→ **What this task involves**:
In this exercise, the entries below include pictures. Repeat exactly the lines from the line with "Rebuild this chart" to the line with "var articles = ['43', '49', '55', '54', '67', '70'];", including both, but without the pictures.

→ **Records shown**:
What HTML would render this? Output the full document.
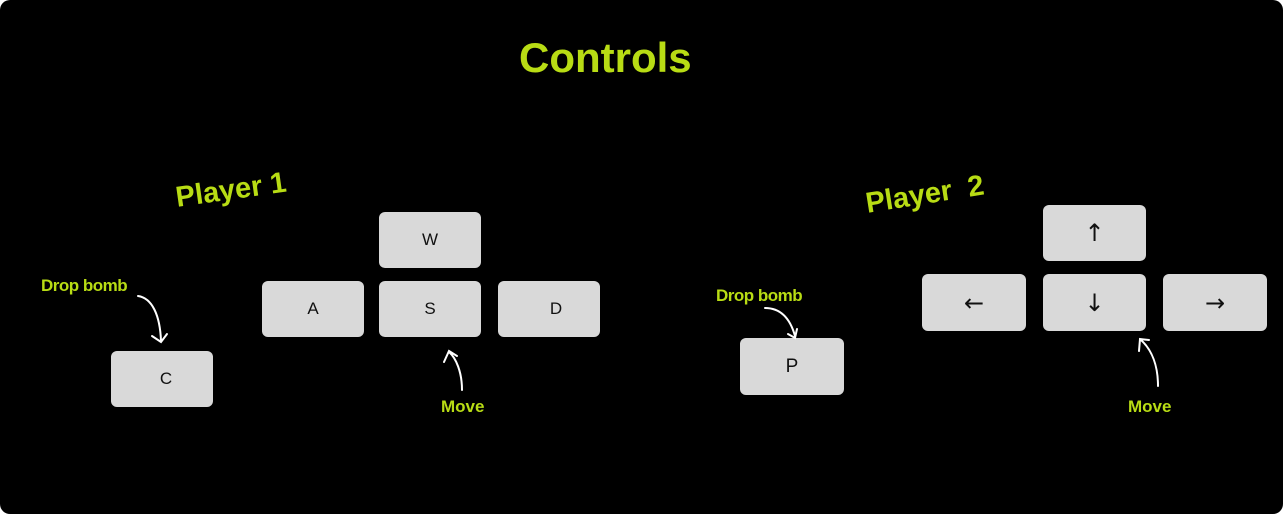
<!DOCTYPE html>
<html><head><meta charset="utf-8"><style>
html,body{margin:0;padding:0;background:#fff;}
#wrap{position:relative;width:1283px;height:514px;background:#000;border-radius:10px;overflow:hidden;font-family:"Liberation Sans",sans-serif;}
.key{position:absolute;background:#d9d9d9;border-radius:6px;display:flex;align-items:center;justify-content:center;color:#111;font-size:17px;}
.lbl{position:absolute;color:#b8dc14;font-weight:bold;font-family:"Liberation Sans Narrow","Liberation Sans",sans-serif;white-space:nowrap;}
.arr{font-size:24px;font-family:"DejaVu Sans",sans-serif;}
svg{position:absolute;left:0;top:0;}
</style></head><body>
<div id="wrap">
<div class="lbl" style="left:519px;top:34px;font-size:42px;letter-spacing:0px;">Controls</div>
<div class="lbl" style="left:176px;top:182px;font-size:29px;transform:rotate(-8deg);transform-origin:left center;">Player 1</div>
<div class="lbl" style="left:866px;top:188px;font-size:29px;transform:rotate(-9deg);transform-origin:left center;">Player&nbsp; 2</div>
<div class="lbl" style="left:41px;top:276px;font-size:17px;letter-spacing:-0.5px;">Drop bomb</div>
<div class="lbl" style="left:716px;top:286px;font-size:17px;letter-spacing:-0.5px;">Drop bomb</div>
<div class="lbl" style="left:441px;top:397px;font-size:17px;">Move</div>
<div class="lbl" style="left:1128px;top:397px;font-size:17px;">Move</div>

<div class="key" style="left:379px;top:212px;width:102px;height:56px;">W</div>
<div class="key" style="left:262px;top:281px;width:102px;height:56px;">A</div>
<div class="key" style="left:379px;top:281px;width:102px;height:56px;">S</div>
<div class="key" style="left:498px;top:281px;width:102px;height:56px;padding-left:14px;box-sizing:border-box;">D</div>
<div class="key" style="left:111px;top:351px;width:102px;height:56px;padding-left:8px;box-sizing:border-box;">C</div>
<div class="key" style="left:740px;top:338px;width:104px;height:57px;font-size:19px;">P</div>
<div class="key arr" style="left:1043px;top:205px;width:103px;height:56px;">↑</div>
<div class="key arr" style="left:922px;top:274px;width:104px;height:57px;">←</div>
<div class="key arr" style="left:1043px;top:274px;width:103px;height:57px;">↓</div>
<div class="key arr" style="left:1163px;top:274px;width:104px;height:57px;">→</div>

<svg width="1283" height="514" fill="none" stroke="#fff" stroke-width="2" stroke-linecap="round">
<path d="M138 296 C152 298 160 315 161 341 M152 336 L161 342 L167 334"/>
<path d="M765 308 C780 308 790 318 795 336 M788 334 L795 338 L797 329"/>
<path d="M462 390 C462 372 456 358 449 352 M444 362 L449 351 L457 356"/>
<path d="M1158 386 C1158 366 1152 350 1141 340 M1139 351 L1140 339 L1149 340"/>
</svg>
</div>
</body></html>
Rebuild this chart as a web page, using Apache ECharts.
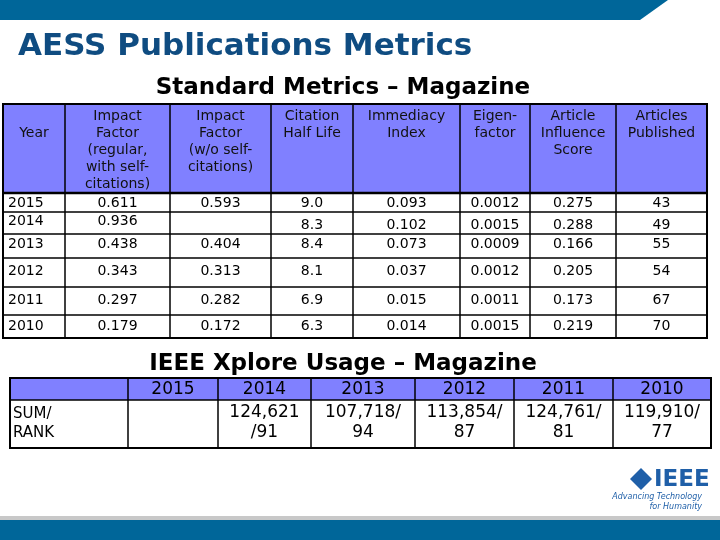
<!DOCTYPE html>
<html><head><meta charset="utf-8">
<script src="https://cdn.jsdelivr.net/npm/echarts@6/dist/echarts.min.js"></script>
<style>html,body{margin:0;padding:0;background:#fff}#c{width:720px;height:540px}</style>
</head><body><div id="c"></div>
<script>
// standard metrics table
var headers = ['Year', 'Impact\nFactor\n(regular,\nwith self-\ncitations)', 'Impact\nFactor\n(w/o self-\ncitations)',
  'Citation\nHalf Life', 'Immediacy\nIndex', 'Eigen-\nfactor', 'Article\nInfluence\nScore', 'Articles\nPublished'];
var years = ['2015', '2014', '2013', '2012', '2011', '2010'];
var impactFactor = ['0.611', '0.936', '0.438', '0.343', '0.297', '0.179'];
var impactNoSelf = ['0.593', '', '0.404', '0.313', '0.282', '0.172'];
var halfLife = ['9.0', '8.3', '8.4', '8.1', '6.9', '6.3'];
var immediacy = ['0.093', '0.102', '0.073', '0.037', '0.015', '0.014'];
var eigenfactor = ['0.0012', '0.0015', '0.0009', '0.0012', '0.0011', '0.0015'];
var articleInfluence = ['0.275', '0.288', '0.166', '0.205', '0.173', '0.219'];
var articles = ['43', '49', '55', '54', '67', '70'];

// xplore usage table
var usageYears = ['2015', '2014', '2013', '2012', '2011', '2010'];
var usageValues = ['', '124,621\n/91', '107,718/\n94', '113,854/\n87', '124,761/\n81', '119,910/\n77'];

var font = 'DejaVu Sans';
var blue = '#8080ff';
var colX = [3, 65, 170, 271, 353, 460, 530, 616, 707];
var rowY = [104, 193, 212, 234, 258, 287, 315, 338];
var textY = [203, 221, 244, 271, 300, 326];
var cols = [years, impactFactor, impactNoSelf, halfLife, immediacy, eigenfactor, articleInfluence, articles];

var g = [];
// top band
g.push({type: 'polygon', shape: {points: [[0, 0], [668, 0], [640, 20], [0, 20]]}, style: {fill: '#006699'}});
g.push({type: 'text', x: 18, y: 47, style: {text: 'AESS Publications Metrics', font: 'bold 31px ' + font, fill: '#0f4c81', verticalAlign: 'middle'}});
g.push({type: 'text', x: 343, y: 88, style: {text: 'Standard Metrics – Magazine', font: 'bold 23px ' + font, fill: '#000', align: 'center', verticalAlign: 'middle'}});

// table 1
var line = function (x1, y1, x2, y2, w) {
  g.push({type: 'line', shape: {x1: x1, y1: y1, x2: x2, y2: y2}, style: {stroke: '#000', lineWidth: w || 1.5}});
};
g.push({type: 'rect', shape: {x: colX[0], y: rowY[0], width: colX[8] - colX[0], height: rowY[1] - rowY[0]}, style: {fill: blue}});
g.push({type: 'rect', shape: {x: colX[0], y: rowY[0], width: colX[8] - colX[0], height: rowY[7] - rowY[0]}, style: {fill: 'none', stroke: '#000', lineWidth: 2}});
colX.slice(1, 8).forEach(function (x) { line(x, rowY[0], x, rowY[7]); });
rowY.slice(1, 7).forEach(function (y, i) { line(colX[0], y, colX[8], y, i === 0 ? 2.5 : 1.5); });
headers.forEach(function (h, i) {
  g.push({type: 'text', x: (colX[i] + colX[i + 1]) / 2, y: i === 0 ? 133 : 108,
    style: {text: h, font: '14px ' + font, fill: '#111', align: 'center', verticalAlign: i === 0 ? 'middle' : 'top', lineHeight: 17}});
});
cols.forEach(function (col, i) {
  col.forEach(function (v, r) {
    var y = textY[r];
    if (i > 2 && r === 1) y = 225;
    g.push({type: 'text', x: i === 0 ? 8 : (colX[i] + colX[i + 1]) / 2, y: y, style: {text: v, font: '14px ' + font, fill: '#000', align: i === 0 ? 'left' : 'center', verticalAlign: 'middle'}});
  });
});

// table 2
g.push({type: 'text', x: 343, y: 364, style: {text: 'IEEE Xplore Usage – Magazine', font: 'bold 23px ' + font, fill: '#000', align: 'center', verticalAlign: 'middle'}});
var uX = [10, 128, 218, 311, 415, 514, 613, 711];
g.push({type: 'rect', shape: {x: uX[0], y: 378, width: uX[7] - uX[0], height: 22}, style: {fill: blue}});
g.push({type: 'rect', shape: {x: uX[0], y: 378, width: uX[7] - uX[0], height: 70}, style: {fill: 'none', stroke: '#000', lineWidth: 2}});
line(uX[0], 400, uX[7], 400);
uX.slice(1, 7).forEach(function (x) { line(x, 378, x, 448); });
g.push({type: 'text', x: 13, y: 424, style: {text: 'SUM/\nRANK', font: '15px ' + font, fill: '#000', verticalAlign: 'middle', lineHeight: 19}});
usageYears.forEach(function (yr, i) {
  var cx = (uX[i + 1] + uX[i + 2]) / 2;
  g.push({type: 'text', x: cx, y: 390, style: {text: yr, font: '17px ' + font, fill: '#000', align: 'center', verticalAlign: 'middle'}});
  g.push({type: 'text', x: cx, y: 423, style: {text: usageValues[i], font: '17px ' + font, fill: '#000', align: 'center', verticalAlign: 'middle', lineHeight: 20}});
});

// logo and bottom band
g.push({type: 'polygon', shape: {points: [[641, 468], [652, 479], [641, 490], [630, 479]]}, style: {fill: '#1f5fa8'}});
g.push({type: 'text', x: 654, y: 480, style: {text: 'IEEE', font: 'bold 23px ' + font, fill: '#1f5fa8', verticalAlign: 'middle'}});
g.push({type: 'text', x: 702, y: 492, style: {text: 'Advancing Technology\nfor Humanity', font: 'italic 8px ' + font, fill: '#1f5fa8', align: 'right', verticalAlign: 'top', lineHeight: 10}});
g.push({type: 'rect', shape: {x: 0, y: 516, width: 720, height: 4}, style: {fill: '#c8c8c8'}});
g.push({type: 'rect', shape: {x: 0, y: 520, width: 720, height: 20}, style: {fill: '#006699'}});

var chart = echarts.init(document.getElementById('c'));
chart.setOption({animation: false, graphic: g});
</script></body></html>
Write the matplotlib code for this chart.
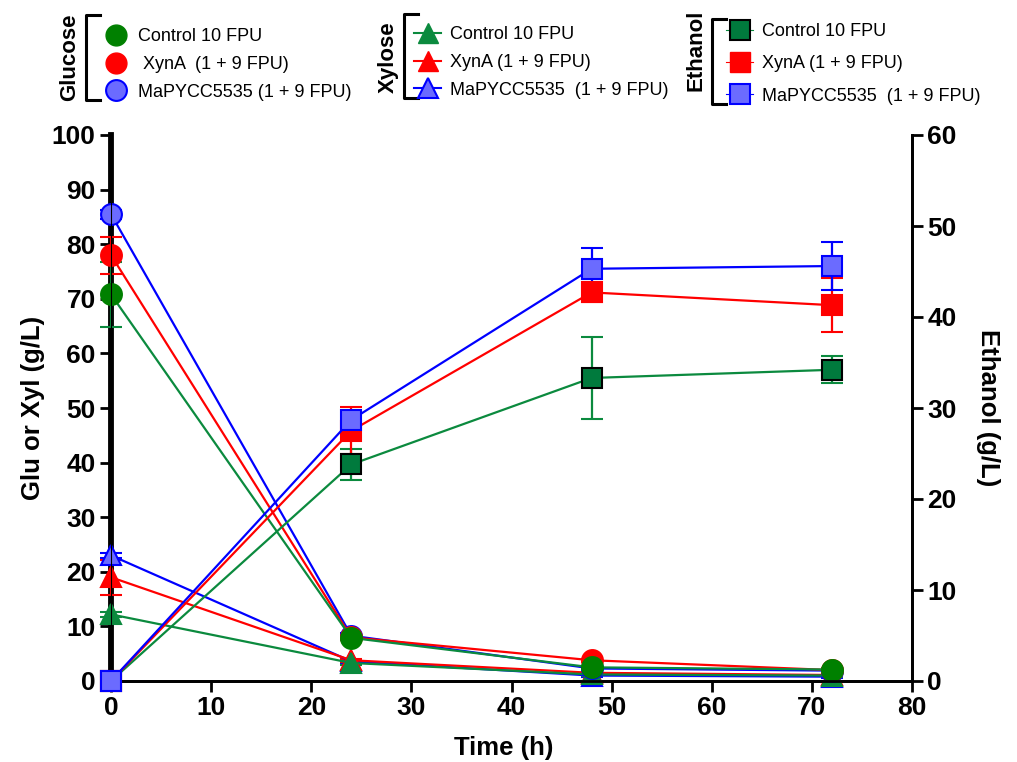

→ **Right answer**:
Rebuild this chart as a web page, using Apache ECharts.
<!DOCTYPE html>
<html><head><meta charset="utf-8">
<script src="https://cdn.jsdelivr.net/npm/echarts@6/dist/echarts.min.js"></script>
<style>html,body{margin:0;padding:0;background:#fff}#c{width:720px;height:540px}</style>
</head><body><div id="c"></div>
<script>
// standard metrics table
var headers = ['Year', 'Impact\nFactor\n(regular,\nwith self-\ncitations)', 'Impact\nFactor\n(w/o self-\ncitations)',
  'Citation\nHalf Life', 'Immediacy\nIndex', 'Eigen-\nfactor', 'Article\nInfluence\nScore', 'Articles\nPublished'];
var years = ['2015', '2014', '2013', '2012', '2011', '2010'];
var impactFactor = ['0.611', '0.936', '0.438', '0.343', '0.297', '0.179'];
var impactNoSelf = ['0.593', '', '0.404', '0.313', '0.282', '0.172'];
var halfLife = ['9.0', '8.3', '8.4', '8.1', '6.9', '6.3'];
var immediacy = ['0.093', '0.102', '0.073', '0.037', '0.015', '0.014'];
var eigenfactor = ['0.0012', '0.0015', '0.0009', '0.0012', '0.0011', '0.0015'];
var articleInfluence = ['0.275', '0.288', '0.166', '0.205', '0.173', '0.219'];
var articles = ['43', '49', '55', '54', '67', '70'];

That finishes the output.